Relationship to Sensitivity Analysis

SHAP generalizes sensitivity analysis:

Sensitivity Analysis: $\frac{\partial f}{\partial x_i}$ (local gradient)
SHAP: Integrated sensitivity over feature coalition space

Gradient-based methods (GradientExplainer, Integrated Gradients) approximate SHAP using derivatives.

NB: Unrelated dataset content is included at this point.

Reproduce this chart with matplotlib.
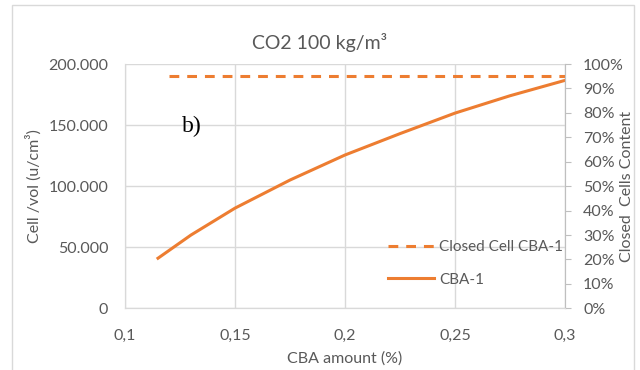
import matplotlib
matplotlib.use("Agg")
import matplotlib.pyplot as plt
from matplotlib.lines import Line2D
from matplotlib.patches import Rectangle
from matplotlib.ticker import FuncFormatter, MultipleLocator

plt.rcParams['font.family'] = ['Lato', 'DejaVu Sans']

# data
cba_amount = [0.115, 0.13, 0.15, 0.175, 0.2, 0.225, 0.25, 0.275, 0.3]
cells_per_vol = [41000, 60000, 82000, 105000, 125500, 143000, 159800, 174000, 186600]
closed_x = [0.12, 0.3]
closed_content = [0.95, 0.95]

orange = '#ED7D31'
grey_txt = '#595959'
grid_c = '#D9D9D9'

fig = plt.figure(figsize=(6.4, 3.7), dpi=100)
fig.patches.append(Rectangle((12 / 640, -0.01), 622 / 640, 1 - 5 / 370 + 0.01,
                             transform=fig.transFigure, fill=False,
                             edgecolor=grid_c, linewidth=1))
ax = fig.add_axes([125 / 640, 1 - 308.3 / 370, 440 / 640, 244.3 / 370])
ax2 = ax.twinx()

ax.plot(cba_amount, cells_per_vol, color=orange, linewidth=2.2)
ax2.plot(closed_x, closed_content, color=orange, linewidth=2.2, linestyle=(0, (3.2, 2.6)))

ax.set_xlim(0.1, 0.3)
ax.set_ylim(0, 200000)
ax2.set_ylim(0, 1)
ax.xaxis.set_major_locator(MultipleLocator(0.05))
ax.yaxis.set_major_locator(MultipleLocator(50000))
ax2.yaxis.set_major_locator(MultipleLocator(0.1))

ax.xaxis.set_major_formatter(FuncFormatter(lambda v, p: ('%g' % round(v, 2)).replace('.', ',')))
ax.yaxis.set_major_formatter(FuncFormatter(lambda v, p: '{:,.0f}'.format(v).replace(',', '.')))
ax2.yaxis.set_major_formatter(FuncFormatter(lambda v, p: '%d%%' % round(v * 100)))

ax.grid(True, color=grid_c, linewidth=1)
ax.set_axisbelow(True)
for a in (ax, ax2):
    for s in a.spines.values():
        s.set_color(grid_c)
    a.spines['top'].set_visible(False)
ax2.spines['right'].set_color('#BFBFBF')
ax.tick_params(axis='y', length=0, labelsize=11.5, colors=grey_txt, pad=12)
ax.tick_params(axis='x', length=0, labelsize=11.5, colors=grey_txt, pad=15)
ax2.tick_params(axis='y', length=4, color='#BFBFBF', labelsize=11.5, labelcolor=grey_txt, pad=9)

ax.set_xlabel('CBA amount (%)', fontsize=11.5, color=grey_txt, va='center')
ax.xaxis.set_label_coords(0.5, -(359 - 308.3) / 244.3)
ax.set_ylabel('Cell /vol (u/cm³)', fontsize=11.5, color=grey_txt, va='center')
ax.yaxis.set_label_coords(-(125 - 34) / 440, 0.5)
ax2.set_ylabel('Closed  Cells Content', fontsize=11.5, color=grey_txt, va='center')
ax2.yaxis.set_label_coords(1 + (627 - 565) / 440, 0.5)
fig.suptitle('CO2 100 kg/m³', fontsize=14, color=grey_txt, y=1 - 42 / 370, va='center')

ax.text(0.1303, 148600, 'b)', fontsize=17, family='Liberation Serif',
        ha='center', va='center', color='black')

handles = [Line2D([], [], color=orange, linewidth=2.2, linestyle=(0, (3.2, 2.6))),
           Line2D([], [], color=orange, linewidth=2.2)]
ax2.legend(handles, ['Closed Cell CBA-1', 'CBA-1'], loc='upper left',
           bbox_to_anchor=(0.597, 0.278), frameon=False, fontsize=11,
           labelcolor=grey_txt, handlelength=3.0, handletextpad=0.35,
           labelspacing=1.2, borderpad=0, borderaxespad=0)

fig.savefig('out.png', dpi=100)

Practical Implications of Theory

Why Use SHAP?

Theoretical Guarantees: Only method with consistency, local accuracy, and missingness
Unified Framework: Connects and generalizes multiple explanation methods
Additive Decomposition: Predictions precisely decompose into feature contributions
Model Comparison: Consistency enables comparing feature importance across models
Versatility: Works with any model type (with appropriate explainer)

When to Be Cautious

Computational Cost: May be slow for complex models without specialized explainers
Feature Correlation: Standard approaches may create unrealistic samples
Interpretation: Requires understanding baseline, units, and assumptions
Causality: SHAP doesn't imply causation; use domain knowledge
Approximations: Non-tree methods use approximations; understand accuracy trade-offs

References and Further Reading

Foundational Papers:

Shapley, L. S. (1951). "A value for n-person games"
Lundberg, S. M., & Lee, S. I. (2017). "A Unified Approach to Interpreting Model Predictions" (NeurIPS)
Lundberg, S. M., et al. (2020). "From local explanations to global understanding with explainable AI for trees" (Nature Machine Intelligence)

Key Concepts:

Cooperative game theory and Shapley values
Additive feature attribution methods
Conditional expectation estimation
Tree SHAP algorithm and polynomial-time computation

This theoretical foundation explains why SHAP is a principled, versatile, and powerful tool for model interpretation.